--- Material ---
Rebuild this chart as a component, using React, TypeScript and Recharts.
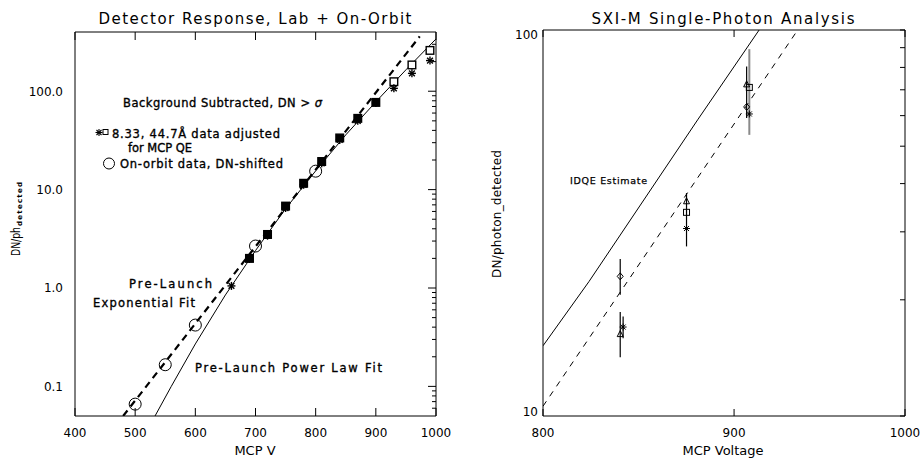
import React from 'react';
import { ScatterChart, Scatter, XAxis, YAxis, ErrorBar } from 'recharts';

const FONT = '"DejaVu Sans", Verdana, sans-serif';

// ---------------- Left panel: Detector Response ----------------
const leftXTicks = [400, 500, 600, 700, 800, 900, 1000];
const leftYMajor = [0.1, 1, 10, 100];
const leftYMinor = [0.06, 0.07, 0.08, 0.09, 0.2, 0.3, 0.4, 0.5, 0.6, 0.7, 0.8, 0.9, 2, 3, 4, 5, 6, 7, 8, 9, 20, 30, 40, 50, 60, 70, 80, 90, 200, 300];

// 8.33 A data (asterisks)
const starV = [660, 690, 720, 750, 780, 810, 840, 870, 900, 930, 960, 990];
const starDN = [1.05, 1.97, 3.4, 6.5, 11.2, 18.5, 32, 50, 76, 107, 152, 205];
// 44.7 A data (squares)
const squareV = [690, 720, 750, 780, 810, 840, 870, 900, 930, 960, 990];
const squareDN = [2.0, 3.5, 6.8, 11.6, 19.3, 33.5, 53, 77, 125, 185, 260];
// on-orbit data (circles)
const orbitV = [500, 550, 600, 700, 800];
const orbitDN = [0.066, 0.166, 0.42, 2.67, 15.4];
// pre-launch exponential fit (dashed)
const expFitV = [480, 973];
const expFitDN = [0.05, 361];
// pre-launch power law fit (solid)
const powFitV = [533, 560, 600, 650, 700, 750, 800, 850, 900, 950, 1000];
const powFitDN = [0.05, 0.1, 0.27, 0.85, 2.4, 6.4, 15.5, 36, 78, 165, 340];

// ---------------- Right panel: SXI-M Single-Photon ----------------
const rightXTicks = [800, 900, 1000];
const rightYMajor = [10, 100];
const rightYMinor = [20, 30, 40, 50, 60, 70, 80, 90];

const idqeV = [800, 823, 880, 914];
const idqeDN = [15.2, 22.3, 58.5, 100];
const fitV = [800, 936];
const fitDN = [10.6, 100];

const triV = [839, 874, 907];
const triDN = [16.3, 36, 72.3];
const triLo = [14.2, 36, 59.2];
const triHi = [18.6, 36, 80.4];

const sqV = [874, 908.5];
const sqDN = [33.7, 71];
const sqLo = [33.7, 53.5];
const sqHi = [33.7, 89.2];

const diaV = [839, 907];
const diaDN = [23.0, 63.2];
const diaLo = [20.6, 63.2];
const diaHi = [25.5, 63.2];

const astV = [840.5, 874, 908.5];
const astDN = [17.0, 30.6, 60.6];
const astLo = [15.9, 27.5, 60.6];
const astHi = [18.1, 37.8, 60.6];

// ---------------- helpers ----------------
const zip = (v: number[], dn: number[]) => v.map((x, i) => ({ v: x, dn: dn[i] }));
const zipErr = (v: number[], dn: number[], lo: number[], hi: number[]) =>
  v.map((x, i) => ({ v: x, dn: dn[i], err: [dn[i] - lo[i], hi[i] - dn[i]] }));

const Empty = () => <g />;

const asteriskShape = (r: number, w: number) => (p: any) => {
  const { cx, cy } = p;
  const d = r * 0.72;
  return (
    <g stroke="#000" strokeWidth={w}>
      <line x1={cx - r} y1={cy} x2={cx + r} y2={cy} />
      <line x1={cx} y1={cy - r} x2={cx} y2={cy + r} />
      <line x1={cx - d} y1={cy - d} x2={cx + d} y2={cy + d} />
      <line x1={cx - d} y1={cy + d} x2={cx + d} y2={cy - d} />
    </g>
  );
};

const leftSquareShape = (p: any) => {
  const { cx, cy, payload } = p;
  const h = 3.8;
  const filled = payload && payload.dn < 100;
  return <rect x={cx - h} y={cy - h} width={2 * h} height={2 * h} fill={filled ? '#000' : '#fff'} stroke="#000" strokeWidth={1.4} />;
};

const circleShape = (p: any) => <circle cx={p.cx} cy={p.cy} r={6} fill="none" stroke="#000" strokeWidth={1} />;

const smallSquare = (p: any) => <rect x={p.cx - 3} y={p.cy - 3} width={6} height={6} fill="none" stroke="#000" strokeWidth={1} />;
const smallTri = (p: any) => (
  <polygon points={`${p.cx},${p.cy - 3.5} ${p.cx + 3},${p.cy + 2.5} ${p.cx - 3},${p.cy + 2.5}`} fill="none" stroke="#000" strokeWidth={1} />
);
const smallDia = (p: any) => (
  <polygon points={`${p.cx},${p.cy - 3.5} ${p.cx + 3},${p.cy} ${p.cx},${p.cy + 3.5} ${p.cx - 3},${p.cy}`} fill="none" stroke="#000" strokeWidth={1} />
);

const textStyle = { fontFamily: FONT, fill: '#000' } as const;

const bottomTick = (len: number) => (p: any) => (
  <g>
    <line x1={p.x} y1={p.y} x2={p.x} y2={p.y - len} stroke="#000" strokeWidth={1} />
    <text x={p.x} y={p.y + 21} textAnchor="middle" fontSize={12} {...textStyle}>
      {p.payload.value}
    </text>
  </g>
);
const topTick = (len: number) => (p: any) => (
  <line x1={p.x} y1={p.y} x2={p.x} y2={p.y + len} stroke="#000" strokeWidth={1} />
);
const rightTick = (major: number[], majLen: number, minLen: number) => (p: any) => {
  const len = major.includes(p.payload.value) ? majLen : minLen;
  return <line x1={p.x} y1={p.y} x2={p.x - len} y2={p.y} stroke="#000" strokeWidth={1} />;
};
const leftLabelTick = (p: any) => (
  <text x={p.x - 12} y={p.y + 4.3} textAnchor="end" fontSize={12} {...textStyle}>
    {Number(p.payload.value).toFixed(1)}
  </text>
);
const rightLabelTick = (p: any) => {
  const v = p.payload.value;
  const dy = v === 100 ? 8.5 : 0;
  return (
    <text x={p.x - 5} y={p.y + dy} textAnchor="end" fontSize={12} {...textStyle}>
      {v}
    </text>
  );
};

const axisLine = { stroke: '#000', strokeWidth: 1 };

function LeftChart() {
  return (
    <ScatterChart width={460} height={459} margin={{ top: 31, right: 23, bottom: 13, left: 15 }}>
      <XAxis xAxisId="b" type="number" dataKey="v" domain={[400, 1000]} ticks={leftXTicks} allowDataOverflow
        orientation="bottom" height={30} tickSize={0} tickMargin={0} tickLine={false} axisLine={axisLine}
        tick={bottomTick(8)} interval={0} />
      <XAxis xAxisId="t" type="number" dataKey="v" domain={[400, 1000]} ticks={leftXTicks} allowDataOverflow
        orientation="top" height={1} tickSize={0} tickMargin={0} tickLine={false} axisLine={axisLine}
        tick={topTick(8)} interval={0} />
      <YAxis yAxisId="l" type="number" scale="log" dataKey="dn" domain={[0.05, 400]} ticks={leftYMajor} allowDataOverflow
        width={60} tickSize={0} tickMargin={0} tickLine={false} axisLine={axisLine} tick={leftLabelTick} interval={0} />
      <YAxis yAxisId="r" orientation="right" type="number" scale="log" dataKey="dn" domain={[0.05, 400]}
        ticks={[...leftYMajor, ...leftYMinor]} allowDataOverflow width={1} tickSize={0} tickMargin={0} tickLine={false}
        axisLine={axisLine} tick={rightTick(leftYMajor, 8, 4)} interval={0} />

      <Scatter xAxisId="b" yAxisId="l" data={zip(powFitV, powFitDN)} isAnimationActive={false} shape={Empty}
        line={{ stroke: '#000', strokeWidth: 1 }} stroke="#000" fill="none" lineType="joint" />
      <Scatter xAxisId="b" yAxisId="l" data={zip(expFitV, expFitDN)} isAnimationActive={false} shape={Empty}
        line={{ stroke: '#000', strokeWidth: 2.2, strokeDasharray: '7 5' }} stroke="#000" fill="none" lineType="joint" />
      <Scatter xAxisId="b" yAxisId="l" data={zip(squareV, squareDN)} isAnimationActive={false} shape={leftSquareShape} />
      <Scatter xAxisId="b" yAxisId="l" data={zip(starV, starDN)} isAnimationActive={false} shape={asteriskShape(4, 1.4)} />
      <Scatter xAxisId="b" yAxisId="l" data={zip(orbitV, orbitDN)} isAnimationActive={false} shape={circleShape} />
    </ScatterChart>
  );
}

function RightChart() {
  return (
    <ScatterChart width={463} height={459} margin={{ top: 29, right: 17, bottom: 13, left: 43 }}>
      <XAxis xAxisId="b" type="number" scale="log" dataKey="v" domain={[800, 1000]} ticks={rightXTicks} allowDataOverflow
        orientation="bottom" height={30} tickSize={0} tickMargin={0} tickLine={false} axisLine={axisLine}
        tick={bottomTick(7)} interval={0} />
      <XAxis xAxisId="t" type="number" scale="log" dataKey="v" domain={[800, 1000]} ticks={rightXTicks} allowDataOverflow
        orientation="top" height={1} tickSize={0} tickMargin={0} tickLine={false} axisLine={axisLine}
        tick={topTick(7)} interval={0} />
      <YAxis yAxisId="l" type="number" scale="log" dataKey="dn" domain={[10, 100]} ticks={rightYMajor} allowDataOverflow
        width={40} tickSize={0} tickMargin={0} tickLine={false} axisLine={axisLine} tick={rightLabelTick} interval={0} />
      <YAxis yAxisId="r" orientation="right" type="number" scale="log" dataKey="dn" domain={[10, 100]}
        ticks={[...rightYMajor, ...rightYMinor]} allowDataOverflow width={1} tickSize={0} tickMargin={0} tickLine={false}
        axisLine={axisLine} tick={rightTick(rightYMajor, 5, 5)} interval={0} />

      <Scatter xAxisId="b" yAxisId="l" data={zip(idqeV, idqeDN)} isAnimationActive={false} shape={Empty}
        line={{ stroke: '#000', strokeWidth: 1 }} stroke="#000" fill="none" lineType="joint" />
      <Scatter xAxisId="b" yAxisId="l" data={zip(fitV, fitDN)} isAnimationActive={false} shape={Empty}
        line={{ stroke: '#000', strokeWidth: 1, strokeDasharray: '6 6' }} stroke="#000" fill="none" lineType="joint" />

      <Scatter xAxisId="b" yAxisId="l" data={zipErr(sqV, sqDN, sqLo, sqHi)} isAnimationActive={false} shape={smallSquare}>
        <ErrorBar dataKey="err" direction="y" width={0} stroke="#8a8a8a" strokeWidth={2} />
      </Scatter>
      <Scatter xAxisId="b" yAxisId="l" data={zipErr(triV, triDN, triLo, triHi)} isAnimationActive={false} shape={smallTri}>
        <ErrorBar dataKey="err" direction="y" width={0} stroke="#000" strokeWidth={1.2} />
      </Scatter>
      <Scatter xAxisId="b" yAxisId="l" data={zipErr(diaV, diaDN, diaLo, diaHi)} isAnimationActive={false} shape={smallDia}>
        <ErrorBar dataKey="err" direction="y" width={0} stroke="#000" strokeWidth={1.2} />
      </Scatter>
      <Scatter xAxisId="b" yAxisId="l" data={zipErr(astV, astDN, astLo, astHi)} isAnimationActive={false} shape={asteriskShape(3.5, 1)}>
        <ErrorBar dataKey="err" direction="y" width={0} stroke="#000" strokeWidth={1.2} />
      </Scatter>
    </ScatterChart>
  );
}

function Overlay() {
  const t = { fontFamily: FONT, fill: '#000' };
  const a = { fontFamily: FONT, fill: '#000', stroke: '#000', strokeWidth: 0.35 };
  return (
    <svg width={923} height={459} style={{ position: 'absolute', left: 0, top: 0, pointerEvents: 'none' }}>
      {/* left panel texts */}
      <text x={255} y={24} textAnchor="middle" fontSize={15} textLength={313} lengthAdjust="spacing" style={t}>
        Detector Response, Lab + On-Orbit
      </text>
      <text x={255} y={455} textAnchor="middle" fontSize={13} style={t}>MCP V</text>
      <text transform="translate(20,256) rotate(-90)" fontSize={12.5} textLength={29} lengthAdjust="spacingAndGlyphs" style={t}>DN/ph</text>
      <text transform="translate(21.5,226) rotate(-90)" fontSize={7} textLength={44} lengthAdjust="spacing" fontWeight="bold" style={t}>detected</text>

      <text x={123} y={107} fontSize={11.5} textLength={199} lengthAdjust="spacing" style={a}>
        Background Subtracted, DN &gt; <tspan fontStyle="italic">σ</tspan>
      </text>
      <g stroke="#000" strokeWidth={1.1}>
        <line x1={95.5} y1={132.5} x2={102.5} y2={132.5} />
        <line x1={99} y1={129} x2={99} y2={136} />
        <line x1={96.5} y1={130} x2={101.5} y2={135} />
        <line x1={96.5} y1={135} x2={101.5} y2={130} />
      </g>
      <rect x={103} y={129.5} width={5} height={5} fill="none" stroke="#000" strokeWidth={1} />
      <text x={112} y={137.5} fontSize={11.5} textLength={168} lengthAdjust="spacing" style={a}>8.33, 44.7Å data adjusted</text>
      <text x={128} y={152} fontSize={11.5} textLength={64} lengthAdjust="spacing" style={a}>for MCP QE</text>
      <circle cx={109} cy={163.5} r={5.5} fill="none" stroke="#000" strokeWidth={1} />
      <text x={120} y={167.7} fontSize={11.5} textLength={163} lengthAdjust="spacing" style={a}>On-orbit data, DN-shifted</text>
      <text x={129} y={288.3} fontSize={11.5} textLength={83} lengthAdjust="spacing" style={a}>Pre-Launch</text>
      <text x={93} y={307.3} fontSize={11.5} textLength={102} lengthAdjust="spacing" style={a}>Exponential Fit</text>
      <text x={195} y={372.3} fontSize={11.5} textLength={187} lengthAdjust="spacing" style={a}>Pre-Launch Power Law Fit</text>

      {/* right panel texts */}
      <text x={723} y={23.5} textAnchor="middle" fontSize={15} textLength={263} lengthAdjust="spacing" style={t}>
        SXI-M Single-Photon Analysis
      </text>
      <text x={723} y={455} textAnchor="middle" fontSize={13} style={t}>MCP Voltage</text>
      <text transform="translate(501,278) rotate(-90)" fontSize={12} textLength={128} lengthAdjust="spacing" style={t}>DN/photon_detected</text>
      <text x={570} y={184.3} fontSize={9.5} textLength={77} lengthAdjust="spacing" style={{ ...t, stroke: '#000', strokeWidth: 0.25 }}>IDQE Estimate</text>
    </svg>
  );
}

export default function App() {
  return (
    <div style={{ position: 'absolute', left: 0, top: 0, width: 923, height: 459, background: '#fff', overflow: 'hidden' }}>
      <div style={{ position: 'absolute', left: 0, top: 0 }}>
        <LeftChart />
      </div>
      <div style={{ position: 'absolute', left: 460, top: 0 }}>
        <RightChart />
      </div>
      <Overlay />
    </div>
  );
}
---
**Do this:** Without the pictures, return the listing above from its first line through the line that has "78, 165, 340];".

**Answer to this task:**
Rebuild this chart as a component, using React, TypeScript and Recharts.
import React from 'react';
import { ScatterChart, Scatter, XAxis, YAxis, ErrorBar } from 'recharts';

const FONT = '"DejaVu Sans", Verdana, sans-serif';

// ---------------- Left panel: Detector Response ----------------
const leftXTicks = [400, 500, 600, 700, 800, 900, 1000];
const leftYMajor = [0.1, 1, 10, 100];
const leftYMinor = [0.06, 0.07, 0.08, 0.09, 0.2, 0.3, 0.4, 0.5, 0.6, 0.7, 0.8, 0.9, 2, 3, 4, 5, 6, 7, 8, 9, 20, 30, 40, 50, 60, 70, 80, 90, 200, 300];

// 8.33 A data (asterisks)
const starV = [660, 690, 720, 750, 780, 810, 840, 870, 900, 930, 960, 990];
const starDN = [1.05, 1.97, 3.4, 6.5, 11.2, 18.5, 32, 50, 76, 107, 152, 205];
// 44.7 A data (squares)
const squareV = [690, 720, 750, 780, 810, 840, 870, 900, 930, 960, 990];
const squareDN = [2.0, 3.5, 6.8, 11.6, 19.3, 33.5, 53, 77, 125, 185, 260];
// on-orbit data (circles)
const orbitV = [500, 550, 600, 700, 800];
const orbitDN = [0.066, 0.166, 0.42, 2.67, 15.4];
// pre-launch exponential fit (dashed)
const expFitV = [480, 973];
const expFitDN = [0.05, 361];
// pre-launch power law fit (solid)
const powFitV = [533, 560, 600, 650, 700, 750, 800, 850, 900, 950, 1000];
const powFitDN = [0.05, 0.1, 0.27, 0.85, 2.4, 6.4, 15.5, 36, 78, 165, 340];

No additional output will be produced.